Und damit man auch sicher anlangt, betreut Dr. Dahms als Wegebeauftragter für Deutschland die Streckenführung, ehrenhalber. Schon um 2011 weilte er in Nordhausen und hat mit Lokalhistorikern und Touristikern die Streckenführung durch den Landkreis organisiert. Ihm haben es vor allem die kulturhistorischen Landmarken entlang des Weges angetan, die einmal durch die europäische Geschichte führen könnten. Noch wichtiger sei aber die Begegnungen entlang des Weges. „Wenn sie so im Land unterwegs sind, merken Sie dass die Leute nicht so verbissen und verbittert sind, wie man das heute viele vielleicht glauben mögen. Unser Bild der Welt und der Menschen ist an der Stelle oft verzerrt. Die Via Romea Germanica ist ein Weg der Begegnungen, der solche Erlebnisse möglich macht. Man begegnet aber nicht nur Menschen und Orten, sondern auch Themen, die man so vielleicht nicht gesehen hat“. Und darin mag der Kern der modernen Pilgerei liegen: in der inneren Einkehr, der Reflexion, dem "zu-sich-finden". Die Begleiter entlang des Weges sind temporär, man geht vielleicht eine halben Tag, eine Woche oder zwei zusammen, erläutert Dahms, aber am Ende pilgert ein jeder pilgert für sich, in seinem Tempo, nach seinen Möglichkeiten und in eigener Verantwortung. Das heißt auch, ein jeder hat sich selbst um die nächste Unterkunft am nächsten Etappenziel zu kümmern.
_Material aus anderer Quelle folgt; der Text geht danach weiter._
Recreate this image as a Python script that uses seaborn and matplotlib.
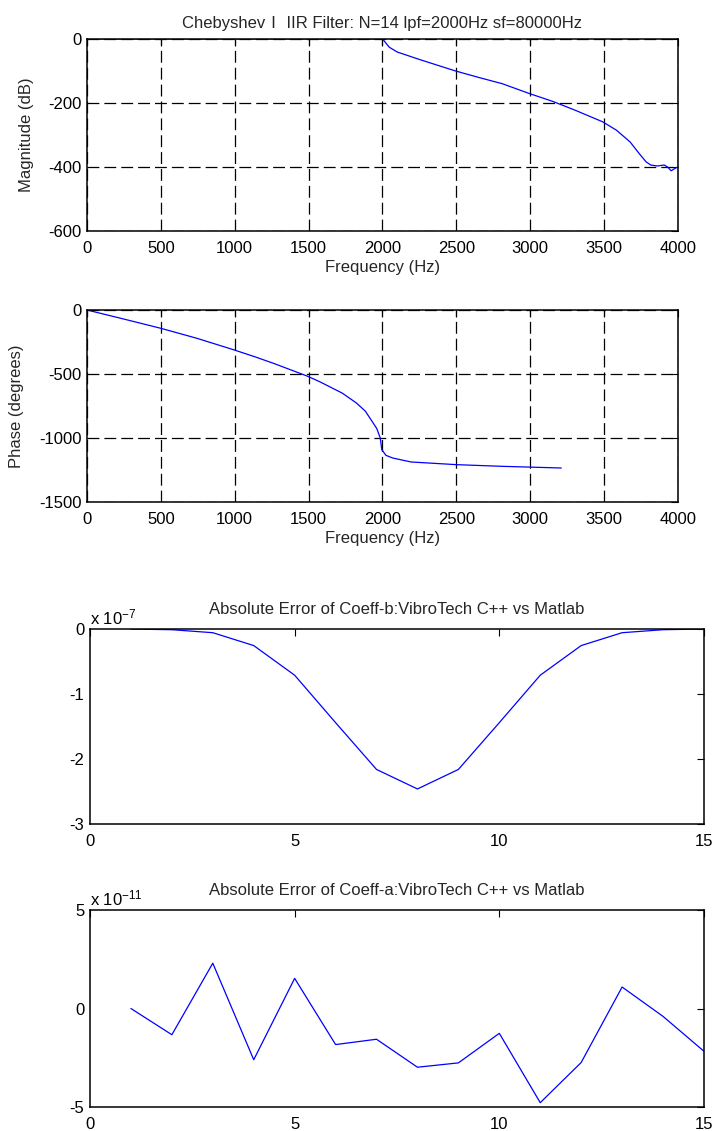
import numpy as np
import pandas as pd
import seaborn as sns
import matplotlib.pyplot as plt
from matplotlib import ticker

# Magnitude response
mag_freq = [0, 500, 1000, 1500, 2000, 2046, 2100, 2255, 2493, 2656, 2811, 2996, 3151,
            3305, 3490, 3583, 3676, 3737, 3784, 3815, 3861, 3907, 3929, 3954, 3978, 4000]
mag_db = [0, 0, 0, 0, 0, -26, -41, -65, -100, -121, -140, -171, -195,
          -223, -259, -285, -322, -358, -384, -394, -397, -394, -400, -412, -405, -400]

# Phase response
phase_freq = [0, 247, 500, 741, 991, 1143, 1266, 1488, 1575, 1729, 1822, 1884, 1961,
              1985, 1995, 2023, 2069, 2193, 2502, 2811, 3210]
phase_deg = [0, -70, -143, -220, -310, -368, -418, -515, -560, -650, -725, -790, -925,
             -1000, -1090, -1135, -1156, -1187, -1208, -1221, -1234]

# Coefficient errors
coeff_idx = list(range(1, 16))
b_err = np.array([0, -0.01, -0.056, -0.254, -0.71, -1.44, -2.16, -2.46,
                  -2.16, -1.44, -0.71, -0.254, -0.056, -0.01, 0]) * 1e-7
a_err = np.array([0.0, -1.33, 2.30, -2.60, 1.53, -1.83, -1.56, -2.98,
                  -2.76, -1.26, -4.78, -2.74, 1.09, -0.40, -2.17]) * 1e-11

sns.set_style('white')
plt.rcParams['font.family'] = ['Liberation Sans', 'Noto Sans CJK SC', 'DejaVu Sans']
plt.rcParams['mathtext.fontset'] = 'custom'
plt.rcParams['mathtext.rm'] = 'Liberation Sans'
plt.rcParams['mathtext.it'] = 'Liberation Sans'
plt.rcParams['mathtext.default'] = 'regular'
plt.rcParams['axes.unicode_minus'] = False
plt.rcParams['font.size'] = 12

blue = '#0000ff'


class MatlabSci(ticker.ScalarFormatter):
    def get_offset(self):
        if self.orderOfMagnitude == 0:
            return ''
        return 'x 10$^{%d}$' % self.orderOfMagnitude


def style_axes(ax, grid=False):
    for s in ax.spines.values():
        s.set_linewidth(1.1)
        s.set_color('black')
    ax.tick_params(direction='in', top=True, right=True, length=5, width=0.8,
                   labelsize=12, colors='black')
    ax.tick_params(axis='x', pad=7)
    ax.tick_params(axis='y', pad=4)
    if grid:
        ax.grid(True, color='black', linewidth=0.9, linestyle=(0, (9.5, 4)))
        ax.set_axisbelow(True)


fig = plt.figure(figsize=(7.16, 11.31), dpi=100)
ax1 = fig.add_axes([0.1215, 0.7958, 0.8254, 0.1698])
ax2 = fig.add_axes([0.1215, 0.5561, 0.8254, 0.1698])
ax3 = fig.add_axes([0.1257, 0.2714, 0.8575, 0.1724])
ax4 = fig.add_axes([0.1257, 0.0212, 0.8575, 0.1742])

# magnitude
sns.lineplot(x=mag_freq, y=mag_db, ax=ax1, color=blue, linewidth=0.9,
             estimator=None, sort=False)
ax1.set_xlim(0, 4000)
ax1.set_ylim(-600, 0)
ax1.set_xticks(np.arange(0, 4001, 500))
ax1.set_yticks([-600, -400, -200, 0])
style_axes(ax1, grid=True)
ax1.set_title('Chebyshev\u2160 IIR Filter: N=14 lpf=2000Hz sf=80000Hz', fontsize=12, y=1.0, pad=8)
ax1.set_xlabel('Frequency (Hz)', fontsize=12, labelpad=3)
ax1.set_ylabel('Magnitude (dB)', fontsize=12)
ax1.yaxis.set_label_coords(-0.09, 0.5)

# phase
sns.lineplot(x=phase_freq, y=phase_deg, ax=ax2, color=blue, linewidth=0.9,
             estimator=None, sort=False)
ax2.set_xlim(0, 4000)
ax2.set_ylim(-1500, 0)
ax2.set_xticks(np.arange(0, 4001, 500))
ax2.set_yticks([-1500, -1000, -500, 0])
style_axes(ax2, grid=True)
ax2.set_xlabel('Frequency (Hz)', fontsize=12, labelpad=3)
ax2.set_ylabel('Phase (degrees)', fontsize=12)
ax2.yaxis.set_label_coords(-0.107, 0.5)

# coefficient b error
sns.lineplot(x=coeff_idx, y=b_err, ax=ax3, color=blue, linewidth=0.9,
             estimator=None, sort=False)
ax3.set_xlim(0, 15)
ax3.set_ylim(-3e-7, 0)
ax3.set_xticks([0, 5, 10, 15])
ax3.set_yticks([-3e-7, -2e-7, -1e-7, 0])
ax3.yaxis.set_major_formatter(MatlabSci(useOffset=False))
style_axes(ax3)
ax3.set_title('Absolute Error of Coeff-b:VibroTech C++ vs Matlab', fontsize=12, y=1.0, pad=11)

# coefficient a error
sns.lineplot(x=coeff_idx, y=a_err, ax=ax4, color=blue, linewidth=0.9,
             estimator=None, sort=False)
ax4.set_xlim(0, 15)
ax4.set_ylim(-5e-11, 5e-11)
ax4.set_xticks([0, 5, 10, 15])
ax4.set_yticks([-5e-11, 0, 5e-11])
ax4.yaxis.set_major_formatter(MatlabSci(useOffset=False))
style_axes(ax4)
ax4.set_title('Absolute Error of Coeff-a:VibroTech C++ vs Matlab', fontsize=12, y=1.0, pad=11)

for ax in (ax3, ax4):
    ax.yaxis.get_offset_text().set_fontsize(12)

fig.savefig('out.png', dpi=100, facecolor='white')
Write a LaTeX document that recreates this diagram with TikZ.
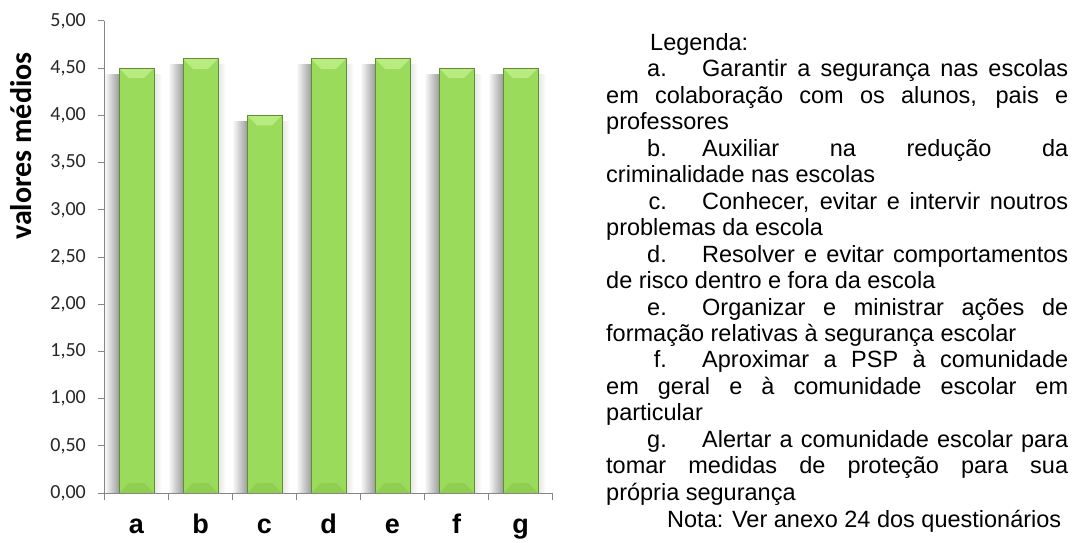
\documentclass[tikz,border=0pt]{standalone}
\usepackage{fontspec}
\setmainfont{Liberation Sans}
\newfontfamily\calibri{Carlito}
\definecolor{barfill}{HTML}{9BDB5B}
\definecolor{barline}{HTML}{5F8F2F}
\definecolor{bartop}{HTML}{B8EC80}
\definecolor{barbot}{HTML}{90CE52}
\definecolor{axisgray}{HTML}{868686}
\begin{document}
\begin{tikzpicture}[x=1pt,y=-1pt,
  ticklab/.style={anchor=east, inner sep=0pt, font=\calibri\fontsize{20}{22}\selectfont, text=black!85},
  catlab/.style={anchor=base, inner sep=0pt, font=\bfseries\fontsize{27}{30}\selectfont},
  leg/.style={anchor=base west, inner sep=0pt, font=\fontsize{23.5}{26}\selectfont},
  legnum/.style={anchor=base east, inner sep=0pt, font=\fontsize{23.5}{26}\selectfont}]
\useasboundingbox (0,0) rectangle (1078,543);
% bars
\foreach \v [count=\j from 0] in {4.5,4.6,4.0,4.6,4.6,4.5,4.5} {
  \pgfmathsetmacro\L{104+64*\j+15}
  \pgfmathsetmacro\R{\L+35}
  \pgfmathsetmacro\T{493-94.4*\v}
  \shade[left color=white, right color=black!38] (\L-15,\T+6) rectangle (\L,493);
  \shade[left color=black!10, right color=white] (\R,\T+6) rectangle (\R+8,493);
  \fill[barfill] (\L,\T) rectangle (\R,493);
  \fill[bartop] (\L,\T) -- (\R,\T) -- (\R-10,\T+10) -- (\L+10,\T+10) -- cycle;
  \fill[barbot] (\L,493) -- (\R,493) -- (\R-10,483) -- (\L+10,483) -- cycle;
  \draw[barline, line width=0.8pt] (\L,\T) rectangle (\R,493);
}
% axes
\draw[axisgray, line width=1pt] (104,21) coordinate (ytop) -- (104,493) coordinate (orig) -- (552,493) coordinate (xend);
\foreach \k/\a/\b in {0/0/00,1/0/50,2/1/00,3/1/50,4/2/00,5/2/50,6/3/00,7/3/50,8/4/00,9/4/50,10/5/00} {
  \draw[axisgray, line width=1pt] (98,{493-47.2*\k}) -- (104,{493-47.2*\k});
  \node[ticklab] (t\k) at (86,{493-47.2*\k}) {\a,\b};
}
\foreach \k in {0,...,7} {
  \draw[axisgray, line width=1pt] ({104+64*\k},493) -- ({104+64*\k},500);
}
\foreach \c [count=\j from 0] in {a,b,c,d,e,f,g} {
  \node[catlab] (x\c) at ({136.5+64*\j},533) {\c};
}
\node[rotate=90, inner sep=0pt, font=\calibri\bfseries\fontsize{30}{32}\selectfont] (ytitle) at (21,146) {valores médios};
% legend
\node[leg] (l0) at (650,50.5) {Legenda:};
\node[legnum] (la) at (667,76.95) {a.};
\node[leg] (l1) at (702,76.95) {\makebox[366pt][s]{Garantir a segurança nas escolas}};
\node[leg] (l2) at (606,103.4) {\makebox[462pt][s]{em colaboração com os alunos, pais e}};
\node[leg] (l3) at (606,129.85) {professores};
\node[legnum] (lb) at (667,156.3) {b.};
\node[leg] (l4) at (702,156.3) {\makebox[366pt][s]{Auxiliar na redução da}};
\node[leg] (l5) at (606,182.75) {criminalidade nas escolas};
\node[legnum] (lc) at (667,209.2) {c.};
\node[leg] (l6) at (702,209.2) {\makebox[366pt][s]{Conhecer, evitar e intervir noutros}};
\node[leg] (l7) at (606,235.65) {problemas da escola};
\node[legnum] (ld) at (667,262.1) {d.};
\node[leg] (l8) at (702,262.1) {\makebox[366pt][s]{Resolver e evitar comportamentos}};
\node[leg] (l9) at (606,288.55) {de risco dentro e fora da escola};
\node[legnum] (le) at (667,315) {e.};
\node[leg] (l10) at (702,315) {\makebox[366pt][s]{Organizar e ministrar ações de}};
\node[leg] (l11) at (606,341.45) {formação relativas à segurança escolar};
\node[legnum] (lf) at (667,367.9) {f.};
\node[leg] (l12) at (702,367.9) {\makebox[366pt][s]{Aproximar a PSP à comunidade}};
\node[leg] (l13) at (606,394.35) {\makebox[462pt][s]{em geral e à comunidade escolar em}};
\node[leg] (l14) at (606,420.8) {particular};
\node[legnum] (lg) at (667,447.25) {g.};
\node[leg] (l15) at (702,447.25) {\makebox[366pt][s]{Alertar a comunidade escolar para}};
\node[leg] (l16) at (606,473.7) {\makebox[462pt][s]{tomar medidas de proteção para sua}};
\node[leg] (l17) at (606,500.15) {própria segurança};
\node[leg] (l18) at (667,527) {Nota: Ver anexo 24 dos questionários};
\end{tikzpicture}
\end{document}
Im Park Hohenrode haben das in diesem Jahr dankenswerter Weise Gisela Hartmann und Karin Meixner übernommen. Für die Durchreisenden fand man Logis im alten Kutscherhaus und rund um den Aufenthalt strickte Hartmann ein kleines Rahmenprogramm nach Nordhäuser Art. Zur Begrüßung waren neben dem Oberbürgermeister Kai Buchmann und dem Vorsitzenden der Bürgerstiftung Park Hohenrode, Tom Landsiedel, auch ihre königlichen Hoheiten Heinrich und Mathilde zugegen. Viel Trubel für die eher Ruhe gewöhnten Wanderer, aber man wollte einen guten Eindruck hinterlassen. Geht es nach Gisela Hartmann, könnten Nordhausen und Hohenrode zur „Adresse“ für moderne Pilger in deutschen Landen werden. Und so sieht man in der Pilgerbewegung, wie ehedem, auch ein wenig wirtschaftliches Potential, immerhin haben damals ganze Regionen von den Reisenden gelebt. Soweit wird man es dieser Tage wohl kaum bringen können aber seit der Jakobsweg zum spanischen Santiago als überlaufen gilt, sind mehr Menschen auf der alten „Via Romea Germanica“ unterwegs. Gut möglich also, dass die Besucher im Park am vergangenen Freitag nicht die letzten Gäste ihrer Art in Nordhausen waren.